Drawing on three prevailing genres of oil painting—landscape, still life, and portraiture—and working with a distinct color palette, Amy Lincoln employs a visual vocabulary that unsettles any clear-cut category. Her uncanny use of bold and unnatural colors and highly manicured style, evocative of Henri Rousseau’s vivid jungles, instills a discomfiting quality in otherwise idyllic settings, which include scenic deserts and verdant forests. Her paintings strive to create an exotic sense of the natural world. “I think my paintings are a whole lot more controlled and manicured than nature really is,” Lincoln has said. “I try to convey the structure of a plant, not to represent it realistically.”
Amy Lincoln’s Trees and Moon Rays (Blue, Cyan and Magenta) is available for purchase at artforchange.com, with 5% of the purchase price, up to $15,000, of each limited edition print sold being donated to the Prospect Park Alliance. In keeping with all ART FOR CHANGE releases, artists will receive 50% of the net proceeds from each print sale.
Trees and Moon Rays (Blue, Cyan and Magenta) is a graphic rendition of the titular objects, with radiant light beaming towards the leaves and tree trunks that spread across a horizonless landscape. Gradient tones of blues, purples, and pinks denote the contrast between light and shadow, forming a dynamic image that feels simultaneously figurative and abstract. The work derives from Lincoln’s recent foray into Photoshop, which is used to design images that line up with her painting practice. During the creative process of Sun and Trees, the artist decided to shift the hues, in her own words, “from a sunny daytime scene to a more otherworldly, moonlit night scene.” For this edition, she will additionally hand-embellish each print by adding various new details.
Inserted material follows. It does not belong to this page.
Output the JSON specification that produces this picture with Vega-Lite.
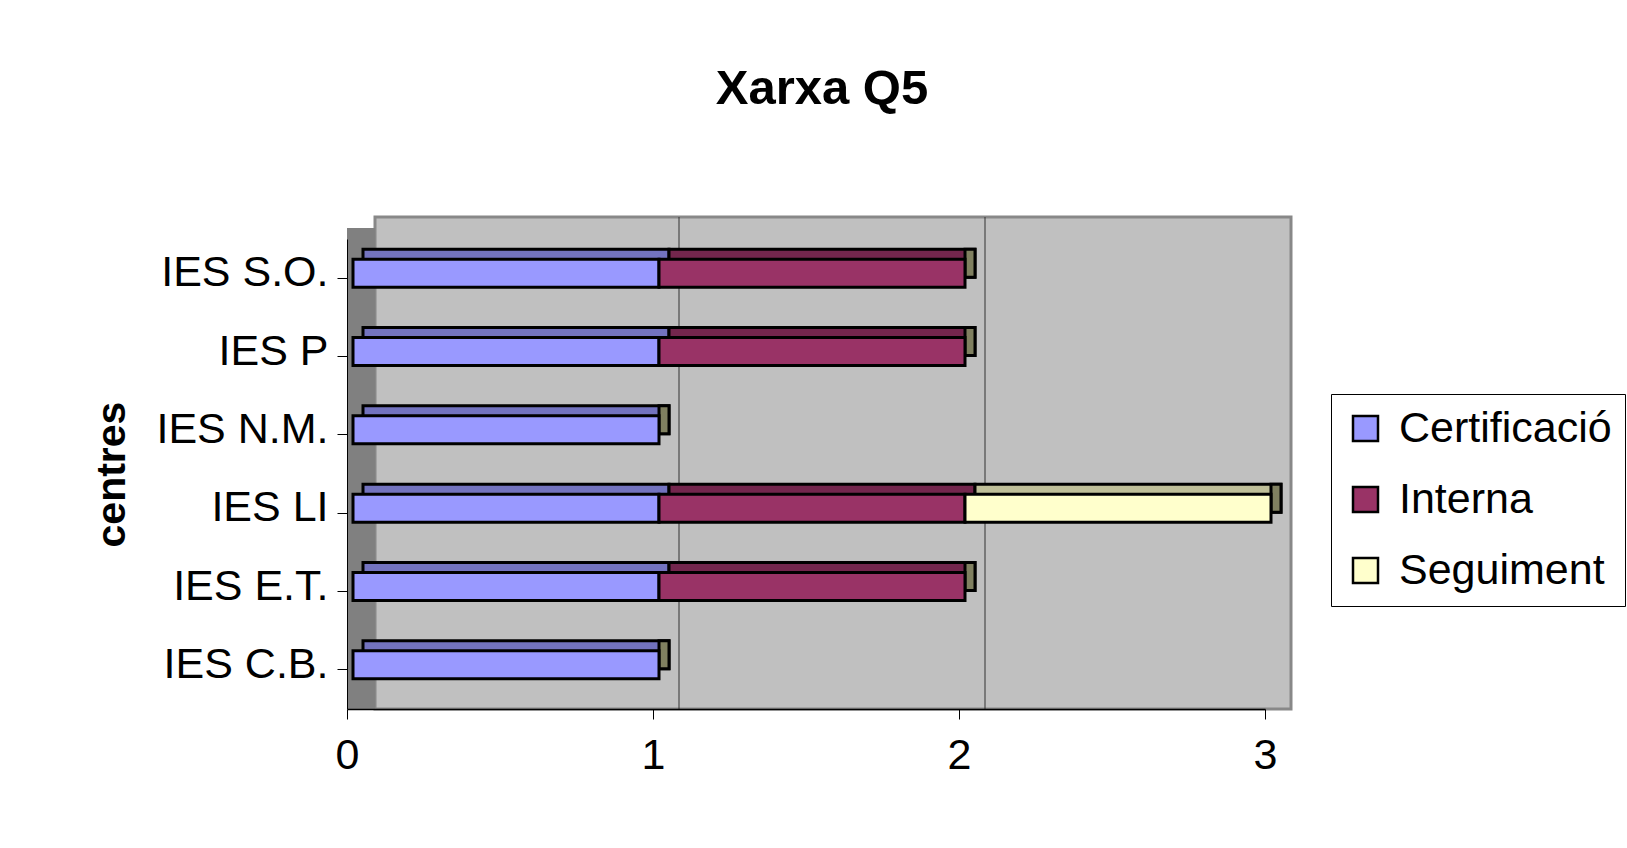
{
  "$schema": "https://vega.github.io/schema/vega-lite/v6.json",
  "autosize": {"type": "none"},
  "width": 918,
  "height": 470,
  "padding": {"left": 347, "top": 239, "right": 362, "bottom": 139},
  "background": "white",
  "config": {
    "view": {"stroke": null, "fill": null},
    "font": "Liberation Sans"
  },
  "title": {"text": "Xarxa Q5", "fontSize": 49, "fontWeight": "bold", "font": "Liberation Sans", "color": "black", "anchor": "middle", "frame": "group", "baseline": "alphabetic", "offset": 63, "dx": 16},
  "datasets": {
    "bars": [
      {"centre": "IES S.O.", "series": "Certificació", "value": 1},
      {"centre": "IES S.O.", "series": "Interna", "value": 1},
      {"centre": "IES P", "series": "Certificació", "value": 1},
      {"centre": "IES P", "series": "Interna", "value": 1},
      {"centre": "IES N.M.", "series": "Certificació", "value": 1},
      {"centre": "IES LI", "series": "Certificació", "value": 1},
      {"centre": "IES LI", "series": "Interna", "value": 1},
      {"centre": "IES LI", "series": "Seguiment", "value": 1},
      {"centre": "IES E.T.", "series": "Certificació", "value": 1},
      {"centre": "IES E.T.", "series": "Interna", "value": 1},
      {"centre": "IES C.B.", "series": "Certificació", "value": 1}
    ]
  },
  "data": {"name": "bars"},
  "resolve": {"scale": {"color": "independent"}},
  "layer": [
    {
      "data": {"values": [{}]},
      "mark": {"type": "rect", "fill": "#C0C0C0", "stroke": "#888888", "strokeWidth": 3, "xOffset": 28, "x2Offset": 26, "yOffset": -22},
      "encoding": {
        "x": {"datum": 0, "type": "quantitative", "scale": {"domain": [0, 3], "nice": false, "zero": false},
          "axis": {"orient": "bottom", "zindex": 1, "values": [0, 1, 2, 3], "format": "d", "domainColor": "black", "domainWidth": 1.5, "tickColor": "black", "tickSize": 10, "labelFontSize": 43, "labelColor": "black", "labelPadding": 15, "labelFlush": false, "title": null, "grid": false}},
        "x2": {"datum": 3}
      }
    },
    {
      "data": {"values": [{}]},
      "mark": {"type": "rect", "fill": "#808080", "x2Offset": 28, "yOffset": -11, "y2Offset": -11},
      "encoding": {
        "x": {"datum": 0, "type": "quantitative", "scale": {"domain": [0, 3], "nice": false, "zero": false},
          "axis": {"orient": "bottom", "zindex": 1, "values": [0, 1, 2, 3], "format": "d", "domainColor": "black", "domainWidth": 1.5, "tickColor": "black", "tickSize": 10, "labelFontSize": 43, "labelColor": "black", "labelPadding": 15, "labelFlush": false, "title": null, "grid": false}},
        "x2": {"datum": 0}
      }
    },
    {
      "data": {"values": [{}]},
      "mark": {"type": "rule", "color": "#333333", "strokeWidth": 1, "xOffset": 26, "yOffset": -22, "y2Offset": -21},
      "encoding": {
        "x": {"datum": 1, "type": "quantitative", "scale": {"domain": [0, 3], "nice": false, "zero": false},
          "axis": {"orient": "bottom", "zindex": 1, "values": [0, 1, 2, 3], "format": "d", "domainColor": "black", "domainWidth": 1.5, "tickColor": "black", "tickSize": 10, "labelFontSize": 43, "labelColor": "black", "labelPadding": 15, "labelFlush": false, "title": null, "grid": false}}
      }
    },
    {
      "data": {"values": [{}]},
      "mark": {"type": "rule", "color": "#333333", "strokeWidth": 1, "xOffset": 26, "yOffset": -22, "y2Offset": -21},
      "encoding": {
        "x": {"datum": 2, "type": "quantitative", "scale": {"domain": [0, 3], "nice": false, "zero": false},
          "axis": {"orient": "bottom", "zindex": 1, "values": [0, 1, 2, 3], "format": "d", "domainColor": "black", "domainWidth": 1.5, "tickColor": "black", "tickSize": 10, "labelFontSize": 43, "labelColor": "black", "labelPadding": 15, "labelFlush": false, "title": null, "grid": false}}
      }
    },
    {
      "mark": {"type": "bar", "size": 28, "stroke": "black", "strokeWidth": 3, "xOffset": 16, "x2Offset": 16, "yOffset": -15},
      "encoding": {
        "x": {"field": "value", "type": "quantitative", "stack": "zero", "scale": {"domain": [0, 3], "nice": false, "zero": false},
          "axis": {"orient": "bottom", "zindex": 1, "values": [0, 1, 2, 3], "format": "d", "domainColor": "black", "domainWidth": 1.5, "tickColor": "black", "tickSize": 10, "labelFontSize": 43, "labelColor": "black", "labelPadding": 15, "labelFlush": false, "title": null, "grid": false}},
        "y": {"field": "centre", "type": "nominal", "sort": ["IES S.O.", "IES P", "IES N.M.", "IES LI", "IES E.T.", "IES C.B."], "scale": {"paddingInner": 0, "paddingOuter": 0},
          "axis": {"orient": "left", "zindex": 1, "domainColor": "black", "tickColor": "black", "tickSize": 10, "labelFontSize": 43, "labelColor": "black", "labelPadding": 9, "labelOffset": -5, "labelLimit": 400, "title": "centres", "titleFontSize": 41, "titleFontWeight": "bold", "titleColor": "black", "titleAngle": -90, "titleX": -235, "titleY": 235, "titleBaseline": "middle", "titleAlign": "center", "grid": false}},
        "color": {"field": "series", "type": "nominal", "scale": {"domain": ["Certificació", "Interna", "Seguiment"], "range": ["#7373BF", "#73264D", "#BFBF99"]}, "legend": null}
      }
    },
    {
      "transform": [{"aggregate": [{"op": "sum", "field": "value", "as": "total"}], "groupby": ["centre"]}],
      "mark": {"type": "bar", "size": 28, "fill": "#808060", "stroke": "black", "strokeWidth": 3, "xOffset": 6, "x2Offset": 16, "yOffset": -15},
      "encoding": {
        "x": {"field": "total", "type": "quantitative", "scale": {"domain": [0, 3], "nice": false, "zero": false},
          "axis": {"orient": "bottom", "zindex": 1, "values": [0, 1, 2, 3], "format": "d", "domainColor": "black", "domainWidth": 1.5, "tickColor": "black", "tickSize": 10, "labelFontSize": 43, "labelColor": "black", "labelPadding": 15, "labelFlush": false, "title": null, "grid": false}},
        "x2": {"field": "total"},
        "y": {"field": "centre", "type": "nominal", "sort": ["IES S.O.", "IES P", "IES N.M.", "IES LI", "IES E.T.", "IES C.B."], "scale": {"paddingInner": 0, "paddingOuter": 0},
          "axis": {"orient": "left", "zindex": 1, "domainColor": "black", "tickColor": "black", "tickSize": 10, "labelFontSize": 43, "labelColor": "black", "labelPadding": 9, "labelOffset": -5, "labelLimit": 400, "title": "centres", "titleFontSize": 41, "titleFontWeight": "bold", "titleColor": "black", "titleAngle": -90, "titleX": -235, "titleY": 235, "titleBaseline": "middle", "titleAlign": "center", "grid": false}}
      }
    },
    {
      "mark": {"type": "bar", "size": 28, "stroke": "black", "strokeWidth": 3, "xOffset": 6, "x2Offset": 6, "yOffset": -5},
      "encoding": {
        "x": {
          "field": "value", "type": "quantitative", "stack": "zero",
          "scale": {"domain": [0, 3], "nice": false, "zero": false},
          "axis": {"orient": "bottom", "zindex": 1, "values": [0, 1, 2, 3], "format": "d", "domainColor": "black", "domainWidth": 1.5, "tickColor": "black", "tickSize": 10, "labelFontSize": 43, "labelColor": "black", "labelPadding": 15, "labelFlush": false, "title": null, "grid": false}
        },
        "y": {
          "field": "centre", "type": "nominal", "sort": ["IES S.O.", "IES P", "IES N.M.", "IES LI", "IES E.T.", "IES C.B."],
          "scale": {"paddingInner": 0, "paddingOuter": 0},
          "axis": {"orient": "left", "zindex": 1, "domainColor": "black", "tickColor": "black", "tickSize": 10, "labelFontSize": 43, "labelColor": "black", "labelPadding": 9, "labelOffset": -5, "labelLimit": 400, "title": "centres", "titleFontSize": 41, "titleFontWeight": "bold", "titleColor": "black", "titleAngle": -90, "titleX": -235, "titleY": 235, "titleBaseline": "middle", "titleAlign": "center", "grid": false}
        },
        "color": {
          "field": "series", "type": "nominal",
          "scale": {"domain": ["Certificació", "Interna", "Seguiment"], "range": ["#9999FF", "#993366", "#FFFFCC"]},
          "legend": {"orient": "none", "legendX": 984, "legendY": 155, "title": null, "padding": 13, "fillColor": "white", "strokeColor": "black", "symbolType": "square", "symbolSize": 625, "symbolStrokeColor": "black", "symbolStrokeWidth": 2.5, "labelFontSize": 43, "labelColor": "black", "labelOffset": 12, "rowPadding": 27, "labelLimit": 400}
        }
      }
    }
  ]
}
On her participation in the exhibition, Lincoln notes: “I love the idea of supporting Prospect Park. Living in an urban environment, without being able to connect to the natural world, can really wear on you. Spaces like Prospect Park allow us New Yorkers to have the best of both worlds.”
Recently, Amy Lincoln spoke with Robb Report journalist Julie Belcove as she prepared for her solo show at Sperone Westwater. Inspired by her childhood spent in Portland, Oregon, Lincoln notes that “weird” shades that “push each other around” are what she aims for. The goal, she says, is to have the works “be worlds [that are] distinct from our world.” When Lincoln began making seascapes in 2019, she had simplified her style to a minimalistic practice. The artist now mostly incorporates “a symbol of a cloud or a symbol of a wave,” reading almost like shorthand.